## Task prompt
From the first line of the data down to and including the line with "by sample size", copy everything exactly, leaving out pictures.

Rows from a dataset of charts and code
□ □ □ □ □

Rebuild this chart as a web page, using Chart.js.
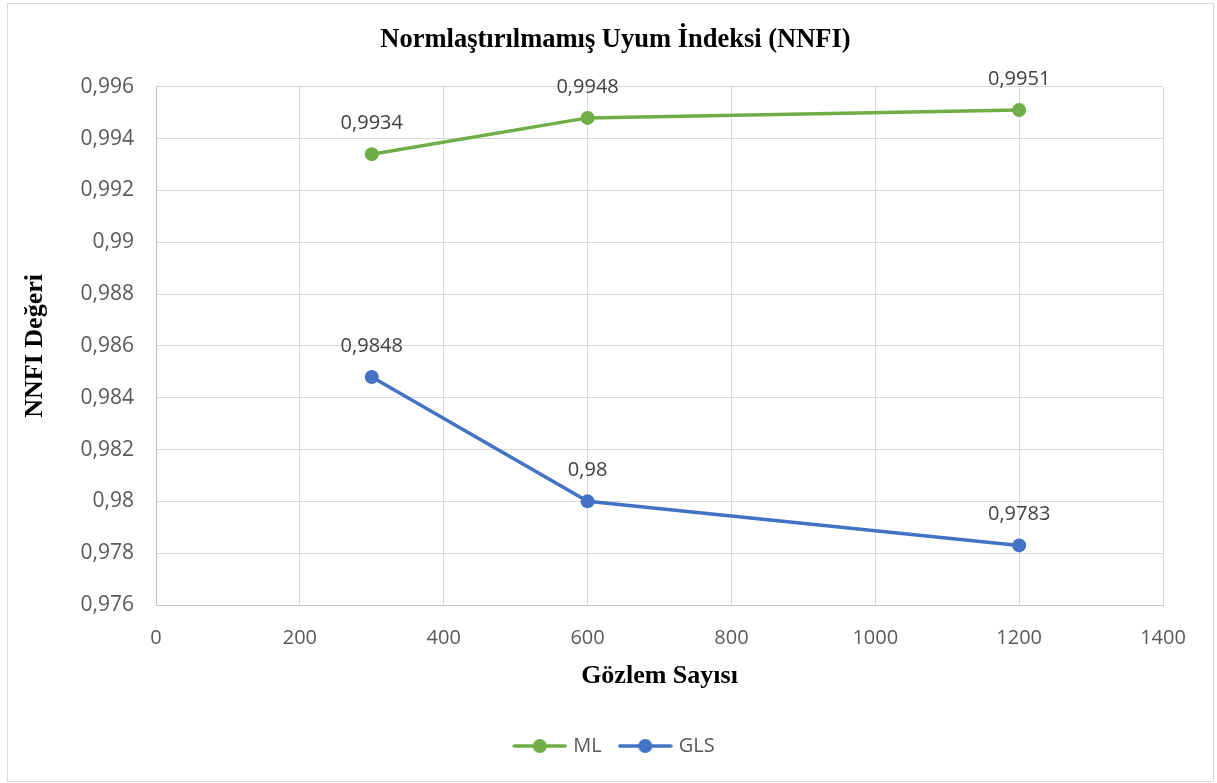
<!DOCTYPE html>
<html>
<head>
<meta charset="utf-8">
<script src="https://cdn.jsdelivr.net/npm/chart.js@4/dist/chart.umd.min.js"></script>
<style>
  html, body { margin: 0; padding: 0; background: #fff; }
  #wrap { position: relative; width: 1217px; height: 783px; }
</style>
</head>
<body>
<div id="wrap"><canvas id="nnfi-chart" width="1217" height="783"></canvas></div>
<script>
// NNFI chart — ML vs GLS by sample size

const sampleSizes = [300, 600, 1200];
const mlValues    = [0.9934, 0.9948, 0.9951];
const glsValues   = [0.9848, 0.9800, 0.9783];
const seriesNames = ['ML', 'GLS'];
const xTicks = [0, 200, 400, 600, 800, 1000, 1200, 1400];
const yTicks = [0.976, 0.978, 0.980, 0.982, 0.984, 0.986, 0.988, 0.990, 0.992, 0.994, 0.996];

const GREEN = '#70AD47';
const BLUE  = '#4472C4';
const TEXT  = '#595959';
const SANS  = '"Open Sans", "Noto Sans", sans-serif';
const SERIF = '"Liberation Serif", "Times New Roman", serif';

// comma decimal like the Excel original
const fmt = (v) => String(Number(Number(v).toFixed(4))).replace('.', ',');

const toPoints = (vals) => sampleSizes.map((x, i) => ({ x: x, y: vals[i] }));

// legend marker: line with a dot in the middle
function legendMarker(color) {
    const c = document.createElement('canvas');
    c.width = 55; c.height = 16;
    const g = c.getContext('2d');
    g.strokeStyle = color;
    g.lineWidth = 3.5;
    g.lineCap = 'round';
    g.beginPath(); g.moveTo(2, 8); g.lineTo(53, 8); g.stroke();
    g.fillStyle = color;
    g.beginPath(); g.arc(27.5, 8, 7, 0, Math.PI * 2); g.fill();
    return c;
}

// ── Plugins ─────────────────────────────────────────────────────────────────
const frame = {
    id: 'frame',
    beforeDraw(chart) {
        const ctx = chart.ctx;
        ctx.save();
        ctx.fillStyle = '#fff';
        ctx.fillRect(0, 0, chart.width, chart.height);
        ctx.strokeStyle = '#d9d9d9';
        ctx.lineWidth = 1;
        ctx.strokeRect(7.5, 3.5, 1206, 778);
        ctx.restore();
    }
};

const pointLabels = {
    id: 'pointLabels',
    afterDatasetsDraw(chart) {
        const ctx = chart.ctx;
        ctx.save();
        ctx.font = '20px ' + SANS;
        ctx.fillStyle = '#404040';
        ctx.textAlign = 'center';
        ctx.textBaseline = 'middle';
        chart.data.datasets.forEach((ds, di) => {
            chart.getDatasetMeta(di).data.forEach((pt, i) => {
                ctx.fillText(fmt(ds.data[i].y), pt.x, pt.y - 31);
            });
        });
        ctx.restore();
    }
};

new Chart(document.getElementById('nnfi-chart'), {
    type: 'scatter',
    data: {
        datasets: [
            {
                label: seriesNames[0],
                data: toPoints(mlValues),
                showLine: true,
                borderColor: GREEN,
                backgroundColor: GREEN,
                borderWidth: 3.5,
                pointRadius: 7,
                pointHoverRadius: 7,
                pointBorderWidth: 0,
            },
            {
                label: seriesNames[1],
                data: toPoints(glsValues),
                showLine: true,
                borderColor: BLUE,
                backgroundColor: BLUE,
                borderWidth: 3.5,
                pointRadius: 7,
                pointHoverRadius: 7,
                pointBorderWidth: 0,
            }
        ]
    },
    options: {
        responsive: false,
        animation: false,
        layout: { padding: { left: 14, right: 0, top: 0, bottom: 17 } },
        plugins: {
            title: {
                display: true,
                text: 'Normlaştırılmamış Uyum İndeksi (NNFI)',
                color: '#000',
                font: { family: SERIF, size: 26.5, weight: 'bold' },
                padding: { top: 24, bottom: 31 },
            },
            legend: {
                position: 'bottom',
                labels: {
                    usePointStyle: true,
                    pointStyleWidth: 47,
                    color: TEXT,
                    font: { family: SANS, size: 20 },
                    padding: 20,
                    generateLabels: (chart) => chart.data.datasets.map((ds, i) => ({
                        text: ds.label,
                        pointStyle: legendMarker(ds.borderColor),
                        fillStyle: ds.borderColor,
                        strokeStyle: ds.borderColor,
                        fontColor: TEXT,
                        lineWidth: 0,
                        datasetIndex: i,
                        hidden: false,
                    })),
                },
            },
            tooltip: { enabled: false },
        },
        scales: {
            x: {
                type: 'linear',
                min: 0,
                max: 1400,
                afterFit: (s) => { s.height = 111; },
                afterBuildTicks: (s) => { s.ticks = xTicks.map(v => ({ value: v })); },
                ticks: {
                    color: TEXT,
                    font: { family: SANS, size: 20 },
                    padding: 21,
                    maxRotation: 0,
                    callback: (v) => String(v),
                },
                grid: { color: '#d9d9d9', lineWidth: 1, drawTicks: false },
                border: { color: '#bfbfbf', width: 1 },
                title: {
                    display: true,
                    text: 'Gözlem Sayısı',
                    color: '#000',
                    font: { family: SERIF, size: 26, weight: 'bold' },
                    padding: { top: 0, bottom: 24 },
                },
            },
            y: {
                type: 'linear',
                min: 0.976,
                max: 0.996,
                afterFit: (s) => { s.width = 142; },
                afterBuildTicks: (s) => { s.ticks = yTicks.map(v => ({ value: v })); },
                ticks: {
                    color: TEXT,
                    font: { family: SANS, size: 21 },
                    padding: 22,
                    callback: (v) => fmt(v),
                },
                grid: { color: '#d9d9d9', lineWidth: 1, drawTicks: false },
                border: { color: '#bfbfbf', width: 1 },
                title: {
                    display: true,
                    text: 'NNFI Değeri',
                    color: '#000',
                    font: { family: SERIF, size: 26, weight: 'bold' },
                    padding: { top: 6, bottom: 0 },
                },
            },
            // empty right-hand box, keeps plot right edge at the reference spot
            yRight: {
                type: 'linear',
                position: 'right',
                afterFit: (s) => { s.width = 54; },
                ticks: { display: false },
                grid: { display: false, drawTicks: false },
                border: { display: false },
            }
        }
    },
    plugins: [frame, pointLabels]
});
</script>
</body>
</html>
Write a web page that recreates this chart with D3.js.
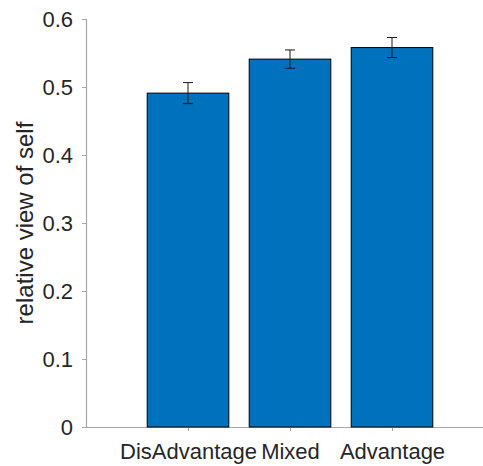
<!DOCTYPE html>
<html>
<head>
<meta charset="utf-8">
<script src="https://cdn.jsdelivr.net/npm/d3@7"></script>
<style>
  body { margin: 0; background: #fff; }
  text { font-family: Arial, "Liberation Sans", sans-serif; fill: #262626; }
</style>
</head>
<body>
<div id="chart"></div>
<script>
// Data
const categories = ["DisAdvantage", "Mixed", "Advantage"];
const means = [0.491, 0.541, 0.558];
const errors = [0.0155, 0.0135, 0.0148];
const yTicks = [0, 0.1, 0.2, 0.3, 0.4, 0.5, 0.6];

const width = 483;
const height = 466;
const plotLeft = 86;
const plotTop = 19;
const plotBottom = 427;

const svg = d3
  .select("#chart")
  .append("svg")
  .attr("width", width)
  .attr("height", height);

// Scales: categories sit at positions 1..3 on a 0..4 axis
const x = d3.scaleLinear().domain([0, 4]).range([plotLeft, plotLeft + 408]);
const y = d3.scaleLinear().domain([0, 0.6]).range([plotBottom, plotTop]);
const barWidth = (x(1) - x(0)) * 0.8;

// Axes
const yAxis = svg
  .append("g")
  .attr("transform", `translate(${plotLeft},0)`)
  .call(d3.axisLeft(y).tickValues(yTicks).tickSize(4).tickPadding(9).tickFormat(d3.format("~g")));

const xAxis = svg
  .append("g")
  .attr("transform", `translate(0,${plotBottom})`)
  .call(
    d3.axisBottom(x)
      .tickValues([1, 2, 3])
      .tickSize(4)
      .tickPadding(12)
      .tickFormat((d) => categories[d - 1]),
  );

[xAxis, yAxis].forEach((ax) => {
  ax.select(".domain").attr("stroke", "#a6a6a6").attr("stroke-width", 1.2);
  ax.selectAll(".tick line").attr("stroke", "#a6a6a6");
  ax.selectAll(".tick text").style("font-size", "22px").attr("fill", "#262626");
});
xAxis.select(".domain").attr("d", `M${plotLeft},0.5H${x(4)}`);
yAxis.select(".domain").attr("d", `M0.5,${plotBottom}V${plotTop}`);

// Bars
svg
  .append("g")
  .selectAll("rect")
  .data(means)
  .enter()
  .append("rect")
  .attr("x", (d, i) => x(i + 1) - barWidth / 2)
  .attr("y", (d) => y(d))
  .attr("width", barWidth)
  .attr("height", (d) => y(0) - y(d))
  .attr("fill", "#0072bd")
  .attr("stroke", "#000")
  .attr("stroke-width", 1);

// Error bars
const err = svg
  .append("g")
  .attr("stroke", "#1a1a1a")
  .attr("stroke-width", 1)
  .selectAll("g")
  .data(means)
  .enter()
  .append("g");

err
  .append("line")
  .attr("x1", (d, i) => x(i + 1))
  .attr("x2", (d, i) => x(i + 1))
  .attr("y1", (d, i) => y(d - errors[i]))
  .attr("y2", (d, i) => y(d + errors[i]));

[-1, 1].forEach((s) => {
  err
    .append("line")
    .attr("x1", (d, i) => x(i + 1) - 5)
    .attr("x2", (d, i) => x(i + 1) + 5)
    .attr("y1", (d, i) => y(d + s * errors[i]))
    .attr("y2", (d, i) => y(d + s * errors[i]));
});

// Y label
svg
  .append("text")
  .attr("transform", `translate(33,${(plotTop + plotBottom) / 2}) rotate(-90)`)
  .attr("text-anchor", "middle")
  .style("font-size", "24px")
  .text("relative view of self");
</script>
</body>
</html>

□ □ □ □ □

## Task result
Rebuild this chart as a web page, using Chart.js.
<!DOCTYPE html>
<html>
<head>
<meta charset="utf-8">
<script src="https://cdn.jsdelivr.net/npm/chart.js@4/dist/chart.umd.min.js"></script>
<style>
  html, body { margin: 0; padding: 0; background: #fff; }
  #wrap { position: relative; width: 1217px; height: 783px; }
</style>
</head>
<body>
<div id="wrap"><canvas id="nnfi-chart" width="1217" height="783"></canvas></div>
<script>
// NNFI chart — ML vs GLS by sample size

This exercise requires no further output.